As Ellis might indicate, it was a fairly bloody week in the 8th; five of the twelve cases involved appeals of murder convictions.  One of them was State v. Cannon, where Cannon argues self-defense at trial, only to have the State counter that he never made that claim to the police officers who arrested him.  Cannon claims this violates the rule in Doyle v. Ohio which prohibits using post-arrest silence, but it turns out that while Cannon had the right to remain silent, he didn't have the ability:  he told the police that he was nowhere near scene of the crime.  Doyle precludes the use of post-arrest silence, not post-arrest chatter. 

Similarly unsuccessful in his appeal from the denial of a motion for new trial from his murder conviction is the defendant in State v.

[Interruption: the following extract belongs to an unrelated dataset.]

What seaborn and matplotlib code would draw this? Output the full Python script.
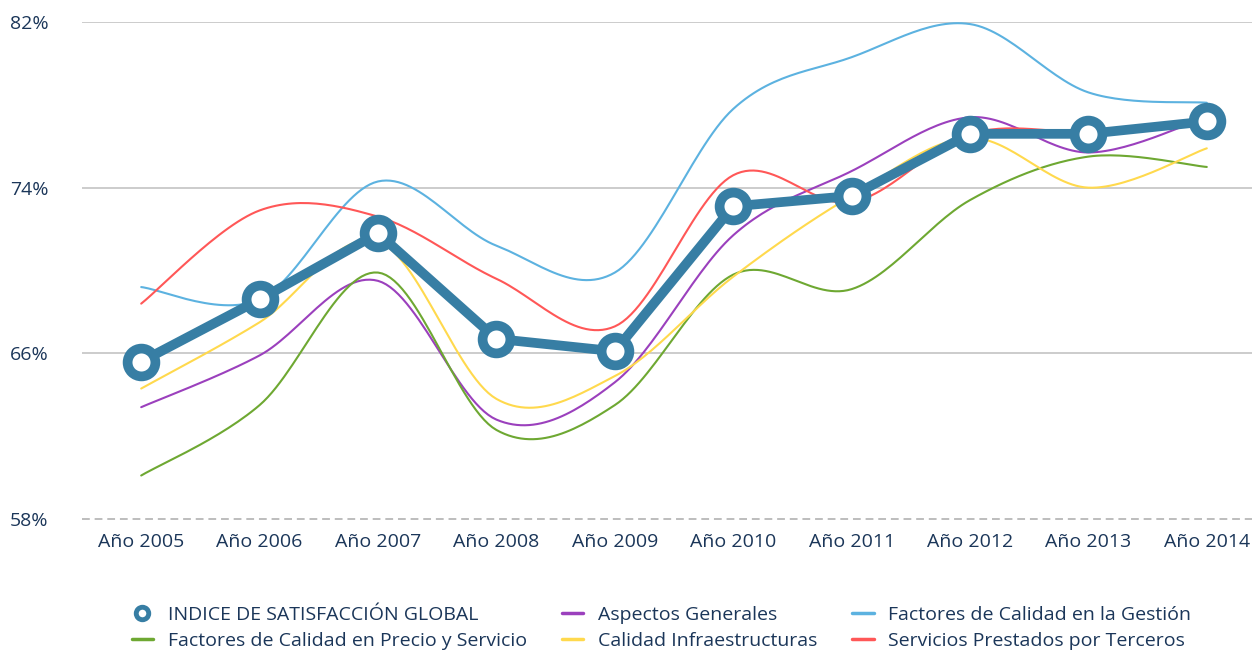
import numpy as np
import pandas as pd
import matplotlib
matplotlib.use("Agg")
import matplotlib.pyplot as plt
import seaborn as sns
from matplotlib.lines import Line2D

years = ["Año 2005", "Año 2006", "Año 2007", "Año 2008", "Año 2009",
         "Año 2010", "Año 2011", "Año 2012", "Año 2013", "Año 2014"]

indice_global = [65.6, 68.6, 71.8, 66.7, 66.1, 73.1, 73.6, 76.6, 76.6, 77.2]
aspectos_generales = [63.4, 65.9, 69.5, 62.8, 64.6, 71.7, 74.8, 77.4, 75.7, 77.4]
calidad_gestion = [69.2, 68.6, 74.3, 71.2, 69.9, 77.8, 80.3, 81.9, 78.6, 78.1]
precio_servicio = [60.1, 63.5, 69.9, 62.3, 63.5, 69.8, 69.1, 73.4, 75.5, 75.0]
infraestructuras = [64.3, 67.5, 71.4, 63.8, 64.9, 69.7, 73.6, 76.4, 74.0, 75.9]
servicios_terceros = [68.4, 72.9, 72.6, 69.6, 67.3, 74.6, 73.3, 76.6, 76.7, 77.0]

y_ticks = [58, 66, 74, 82]

navy = "#1b3659"
main_color = "#377ea4"

series = [
    ("Aspectos Generales", aspectos_generales, "#9b40bd"),
    ("Factores de Calidad en la Gestión", calidad_gestion, "#5cb2e0"),
    ("Factores de Calidad en Precio y Servicio", precio_servicio, "#6ea832"),
    ("Calidad Infraestructuras", infraestructuras, "#ffd94d"),
    ("Servicios Prestados por Terceros", servicios_terceros, "#ff5757"),
]


def smooth_curve(values, steps=30):
    # bezier smoothing like the "smoothed line" option of spreadsheet charts
    x = np.arange(len(values), dtype=float)
    y = np.asarray(values, dtype=float)
    xs, ys = [], []
    for i in range(len(x) - 1):
        i0, i3 = max(i - 1, 0), min(i + 2, len(x) - 1)
        p0, p1, p2, p3 = (np.array([x[j], y[j]]) for j in (i0, i, i + 1, i3))
        c1 = p1 + (p2 - p0) / 6
        c2 = p2 - (p3 - p1) / 6
        t = np.linspace(0, 1, steps)[:, None]
        pts = ((1 - t) ** 3) * p1 + 3 * ((1 - t) ** 2) * t * c1 + 3 * (1 - t) * t ** 2 * c2 + t ** 3 * p2
        xs.extend(pts[:, 0])
        ys.extend(pts[:, 1])
    return np.array(xs), np.array(ys)


sns.set_theme(style="white")
plt.rcParams['font.family'] = ['Open Sans', 'DejaVu Sans']

fig = plt.figure(figsize=(12.52, 6.53), dpi=100)
ax = fig.add_axes([82 / 1252, 1 - 519 / 653, (1266 - 82) / 1252, (519 - 22) / 653])

for label, vals, color in series:
    sx, sy = smooth_curve(vals)
    sns.lineplot(x=sx, y=sy, ax=ax, color=color, linewidth=1.5, sort=False, estimator=None)

df = pd.DataFrame({"x": range(len(years)), "y": indice_global})
sns.lineplot(data=df, x="x", y="y", ax=ax, color=main_color, linewidth=7)
sns.scatterplot(data=df, x="x", y="y", ax=ax, s=20 ** 2, color="white",
                edgecolor=main_color, linewidth=7, zorder=6)

ax.set_xlim(-0.5, 9.5)
ax.set_ylim(58, 82)
ax.set_yticks(y_ticks)
ax.set_yticklabels([f"{v}%" for v in y_ticks])
ax.set_xticks(range(len(years)))
ax.set_xticklabels(years)
ax.set_xlabel("")
ax.set_ylabel("")
for v in y_ticks[1:]:
    ax.axhline(v, color="#c4c4c4", linewidth=1.2, zorder=0)
ax.axhline(58, color="#bdbdbd", linewidth=1.4, linestyle=(0, (4, 2.5)), zorder=0, clip_on=False)
for s in ax.spines.values():
    s.set_visible(False)
ax.tick_params(axis="both", length=0, labelsize=14, colors=navy)
ax.tick_params(axis="x", pad=10)
ax.tick_params(axis="y", pad=24)

handles = [Line2D([], [], color=main_color, linewidth=0, marker="o", markersize=9,
                  markeredgewidth=3.5, markerfacecolor="white", markeredgecolor=main_color)]
labels = ["INDICE DE SATISFACCIÓN GLOBAL"]
for label, vals, color in series:
    handles.append(Line2D([], [], color=color, linewidth=2.5))
    labels.append(label)
# legend fills by column, so reorder to read row by row
order = [0, 3, 1, 4, 2, 5]
fig.legend([handles[i] for i in order], [labels[i] for i in order],
           loc="upper left", bbox_to_anchor=(124 / 1252, 1 - 598 / 653), ncol=3,
           frameon=False, fontsize=14, labelcolor=navy, handlelength=1.1,
           handletextpad=0.75, columnspacing=1.8, labelspacing=0.4, borderaxespad=0)

fig.savefig("out.png", dpi=100)
plt.close(fig)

Smith, who presents an unsympathetic court with a recantation by one of his accomplices.  The motion was filed 13 days past the 120-day limit for a new trial on the basis of newly-discovered evidence, and the court holds that Smith's failure to first file a motion for leave to file the motion for new trial is sufficient reason in and of itself to deny the motion, at least in the 8th.  That's a bit harsh, and some other courts have been more forgiving, treating an untimely motion as one for leave as well.  That seems the better approach, and it forecloses the possibility of the judge denying the motion to leave, only to have that ruling successfully appealed and the case sent back for determination on the merits, with the possibility of yet another appeal.  To its credit, the panel considers the merits, and decides that the trial court was right to deny the motion without a hearing.  Recantation "is looked upon with the utmost suspicion and must be viewed with strict scrutiny," and testimony of other witnesses, including the two other accomplices who testified against Smith at trial, indicates recantation would not have changed result. 

State v. Lawrence represents another aggravated murder trial where the defendant is convicted of only felonious assault, a mystery given the court's recitation of the facts.  (Lawrence winds up with a 24-year sentence, so it's not like he gets to chalk one up in the win column.)  The big issue arises on the third day of trial, when the police inform the judge that members of Heartless Felons gang would be attending the trial to intimidate witnesses.   Without a hearing, the judge issued an order requiring anyone entering the courtroom to state their name, present a valid form of picture ID, and have their picture taken.

The court upholds the procedure, and there was certainly some basis for the trial judge's concerns; by the time of the order, one spectator had been caught trying to take pictures of jurors on his cell phone, and several witnesses had refused to testify.  Still, I'd feel a little better about the decision if there had been a hearing, and I'd feel a whole lot better if the panel hadn't brushed the whole thing off by saying that no one "was ever barred from entering the courtroom," but were "simply required" to do certain things.  Having your picture taken by the police as a condition of entering a courtroom seems to implicate the right to a public trial a lot more than the court gives it credit for doing.